Maniquíes, Ricardo Lesser, 2010 |
El caso es que una edila de Paraná presentó un proyecto para “evitar que queden expuestos en los escaparates a la vía pública, sin ropas o atavíos pertinentes que exhiban la desnudez del cuerpo humano y puedan perturbar a los transeúntes”. De ahora en adelante, “los locales comerciales de la ciudad de Paraná, deberán contar con un espacio físico dentro del mismo, para la realización de cambios de indumentaria en los maniquíes a exponer en sus vidrieras”.
Bien dicho. No hay nada más pornográfico (o perturbador, en palabras de la edila) que un maniquí desnudo.
Hay aquí dos cuestiones. Una es creer que los maniquíes pueden estar desnudos. Desnudas están las personas, no las cosas. La otra es creer que la desnudez es pornográfica en sí misma.

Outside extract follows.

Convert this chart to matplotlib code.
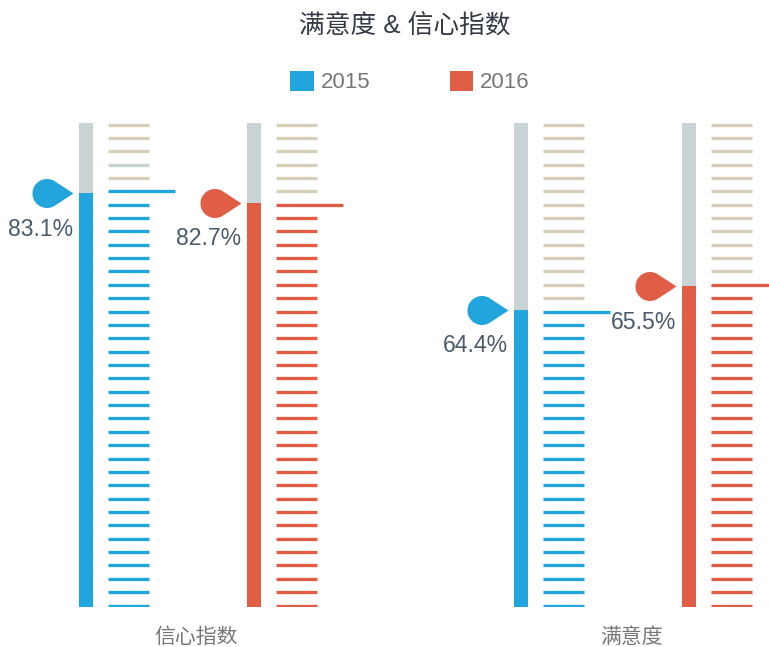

En el foro, en los templos, en la palestra de Pompeya había estatuas que no sólo estaban desnudas sino que hacían el amor como debe ser, en mil y una modalidades. Esas imágenes eran públicas, no escandalizaban a nadie.

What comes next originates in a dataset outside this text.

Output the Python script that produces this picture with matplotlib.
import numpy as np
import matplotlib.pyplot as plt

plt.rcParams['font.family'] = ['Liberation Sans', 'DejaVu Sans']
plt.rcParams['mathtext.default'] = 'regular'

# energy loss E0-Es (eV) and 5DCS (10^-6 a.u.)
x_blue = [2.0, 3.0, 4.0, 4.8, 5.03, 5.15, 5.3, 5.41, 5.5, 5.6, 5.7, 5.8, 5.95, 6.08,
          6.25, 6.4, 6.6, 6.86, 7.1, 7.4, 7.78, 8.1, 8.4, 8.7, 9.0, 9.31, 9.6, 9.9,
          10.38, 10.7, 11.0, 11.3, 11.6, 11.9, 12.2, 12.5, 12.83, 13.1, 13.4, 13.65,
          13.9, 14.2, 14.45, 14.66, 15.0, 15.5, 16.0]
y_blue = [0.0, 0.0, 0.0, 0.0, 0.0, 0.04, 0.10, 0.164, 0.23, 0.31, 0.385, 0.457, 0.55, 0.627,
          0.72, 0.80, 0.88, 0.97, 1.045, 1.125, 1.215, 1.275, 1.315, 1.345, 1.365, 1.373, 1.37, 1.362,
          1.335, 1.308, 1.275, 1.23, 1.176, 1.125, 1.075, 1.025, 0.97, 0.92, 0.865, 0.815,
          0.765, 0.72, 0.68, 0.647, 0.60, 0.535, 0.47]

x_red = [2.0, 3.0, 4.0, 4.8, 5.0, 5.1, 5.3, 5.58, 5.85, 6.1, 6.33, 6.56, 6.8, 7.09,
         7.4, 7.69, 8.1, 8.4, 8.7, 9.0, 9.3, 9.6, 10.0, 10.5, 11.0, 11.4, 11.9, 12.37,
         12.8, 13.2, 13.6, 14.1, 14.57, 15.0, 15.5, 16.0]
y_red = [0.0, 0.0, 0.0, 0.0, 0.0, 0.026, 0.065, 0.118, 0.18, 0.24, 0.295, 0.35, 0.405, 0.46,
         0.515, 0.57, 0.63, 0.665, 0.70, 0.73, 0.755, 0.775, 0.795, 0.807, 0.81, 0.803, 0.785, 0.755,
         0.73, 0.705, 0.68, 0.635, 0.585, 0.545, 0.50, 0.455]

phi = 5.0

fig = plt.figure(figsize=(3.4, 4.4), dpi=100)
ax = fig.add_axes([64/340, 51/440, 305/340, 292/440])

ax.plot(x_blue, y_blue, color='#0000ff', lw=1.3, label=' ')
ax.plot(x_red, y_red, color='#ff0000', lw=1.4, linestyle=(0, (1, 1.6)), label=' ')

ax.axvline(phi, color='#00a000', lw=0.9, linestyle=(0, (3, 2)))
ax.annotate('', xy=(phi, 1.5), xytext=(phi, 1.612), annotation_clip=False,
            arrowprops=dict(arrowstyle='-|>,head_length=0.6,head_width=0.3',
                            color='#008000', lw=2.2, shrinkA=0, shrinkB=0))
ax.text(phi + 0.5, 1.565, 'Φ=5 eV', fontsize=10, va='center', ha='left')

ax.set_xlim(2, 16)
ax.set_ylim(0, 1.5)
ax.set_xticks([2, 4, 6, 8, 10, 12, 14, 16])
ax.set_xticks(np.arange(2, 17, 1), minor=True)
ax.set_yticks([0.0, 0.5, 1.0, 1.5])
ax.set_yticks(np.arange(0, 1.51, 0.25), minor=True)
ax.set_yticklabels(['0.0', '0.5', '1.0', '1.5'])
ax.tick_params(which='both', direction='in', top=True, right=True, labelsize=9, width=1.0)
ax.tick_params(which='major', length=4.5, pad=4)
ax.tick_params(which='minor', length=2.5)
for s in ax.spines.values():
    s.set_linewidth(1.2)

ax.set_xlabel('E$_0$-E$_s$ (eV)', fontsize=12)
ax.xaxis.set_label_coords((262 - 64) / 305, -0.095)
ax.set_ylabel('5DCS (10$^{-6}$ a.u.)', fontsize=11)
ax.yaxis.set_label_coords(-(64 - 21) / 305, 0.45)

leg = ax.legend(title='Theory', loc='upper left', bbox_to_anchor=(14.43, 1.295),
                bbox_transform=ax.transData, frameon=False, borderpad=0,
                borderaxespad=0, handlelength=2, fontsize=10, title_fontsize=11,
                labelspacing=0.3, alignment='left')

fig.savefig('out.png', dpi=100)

Sí fueron un escándalo cuando, a mediados del siglo XVIII, Carlos IV de Nápoles (que más tarde sería Carlos III de España) las recluyó. Sólo accedían a ellas los cortesanos, a quienes se les caía la baba. Porque ahora sí eran pornográficas. Lo fueron porque el rey prohibió la mirada sobre ellas.
No hay imágenes pornográficas sin censura. La pornografía está en la transgresión, no en los pobres maniquíes. La edila debería tener esto en cuenta. No vaya a ser que miremos con codicia a los maniquíes.